* **Data supplied**
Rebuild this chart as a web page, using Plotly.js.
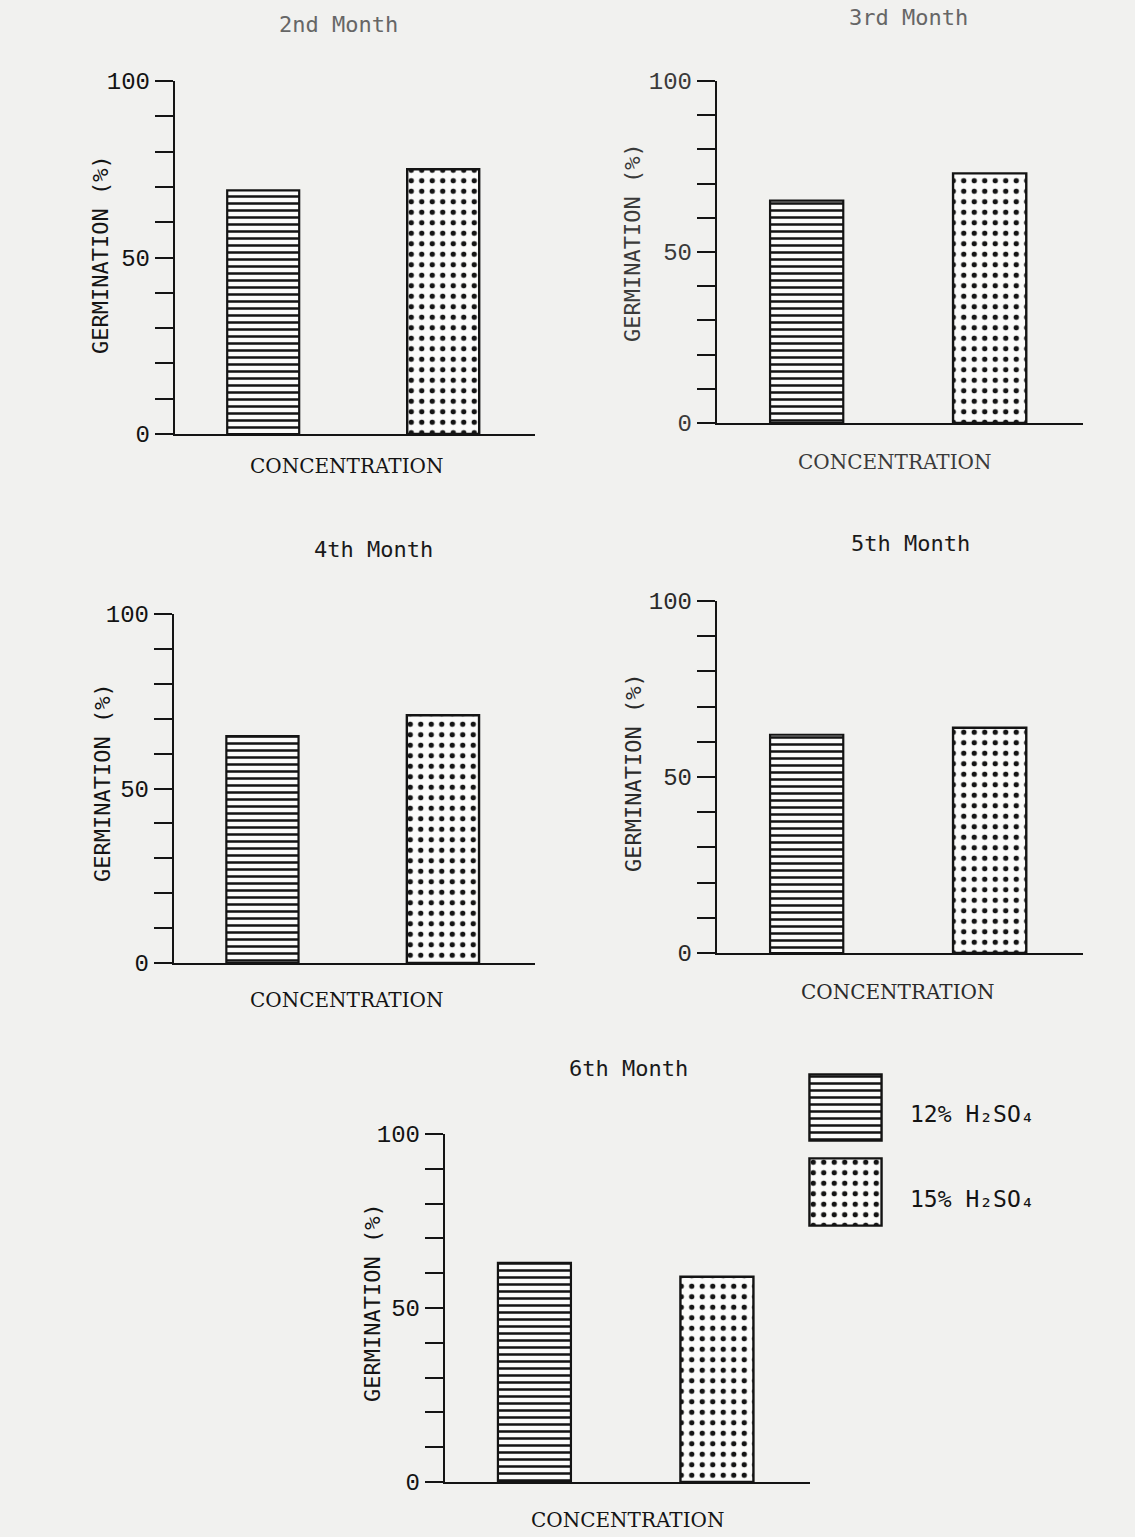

---

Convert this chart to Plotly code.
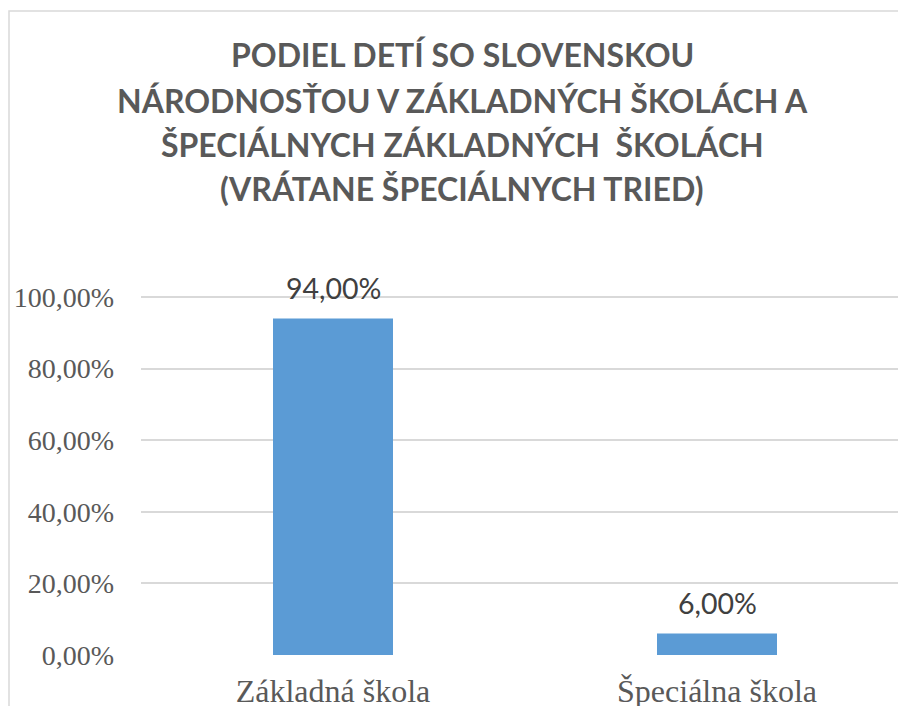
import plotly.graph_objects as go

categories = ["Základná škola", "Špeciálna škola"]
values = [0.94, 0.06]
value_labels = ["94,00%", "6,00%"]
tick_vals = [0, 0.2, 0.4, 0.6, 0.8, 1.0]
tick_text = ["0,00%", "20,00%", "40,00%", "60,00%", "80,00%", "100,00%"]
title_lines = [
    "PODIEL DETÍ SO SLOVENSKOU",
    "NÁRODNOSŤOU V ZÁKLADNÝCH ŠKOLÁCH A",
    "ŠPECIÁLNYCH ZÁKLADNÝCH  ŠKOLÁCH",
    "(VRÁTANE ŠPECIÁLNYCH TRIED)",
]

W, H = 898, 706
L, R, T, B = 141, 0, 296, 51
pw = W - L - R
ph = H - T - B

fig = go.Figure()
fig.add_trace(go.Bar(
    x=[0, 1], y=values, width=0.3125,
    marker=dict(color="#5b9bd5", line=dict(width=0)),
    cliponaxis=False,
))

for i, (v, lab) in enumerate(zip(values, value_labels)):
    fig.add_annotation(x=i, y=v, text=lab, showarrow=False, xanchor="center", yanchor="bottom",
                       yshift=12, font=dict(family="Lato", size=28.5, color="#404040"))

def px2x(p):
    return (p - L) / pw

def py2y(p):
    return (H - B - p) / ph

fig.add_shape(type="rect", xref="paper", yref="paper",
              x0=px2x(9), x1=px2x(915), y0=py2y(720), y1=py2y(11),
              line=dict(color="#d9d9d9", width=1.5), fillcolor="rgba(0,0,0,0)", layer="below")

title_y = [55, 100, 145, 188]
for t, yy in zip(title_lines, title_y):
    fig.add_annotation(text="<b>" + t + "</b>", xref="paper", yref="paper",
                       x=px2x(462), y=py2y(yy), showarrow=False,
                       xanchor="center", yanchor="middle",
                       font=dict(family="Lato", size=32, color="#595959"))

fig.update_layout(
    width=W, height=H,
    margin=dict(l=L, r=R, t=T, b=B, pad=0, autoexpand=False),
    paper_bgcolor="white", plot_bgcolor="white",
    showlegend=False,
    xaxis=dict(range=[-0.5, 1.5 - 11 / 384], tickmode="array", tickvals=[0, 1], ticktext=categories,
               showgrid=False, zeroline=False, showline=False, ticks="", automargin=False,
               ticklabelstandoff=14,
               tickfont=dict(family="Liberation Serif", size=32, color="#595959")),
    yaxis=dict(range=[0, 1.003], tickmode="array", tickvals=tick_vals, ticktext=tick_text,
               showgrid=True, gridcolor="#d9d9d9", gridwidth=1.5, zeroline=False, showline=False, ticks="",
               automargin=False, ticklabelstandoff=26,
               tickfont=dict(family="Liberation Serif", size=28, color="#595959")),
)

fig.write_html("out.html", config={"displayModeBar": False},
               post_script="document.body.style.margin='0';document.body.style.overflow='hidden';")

* **Work to complete**
Write out the lines running from the one that contains "Convert this chart to Plotly code." through the one that contains "import plotly.graph_objects as go", ends included, and nothing else. Pictures stay out of the copy.

* **Full response**
Convert this chart to Plotly code.
import plotly.graph_objects as go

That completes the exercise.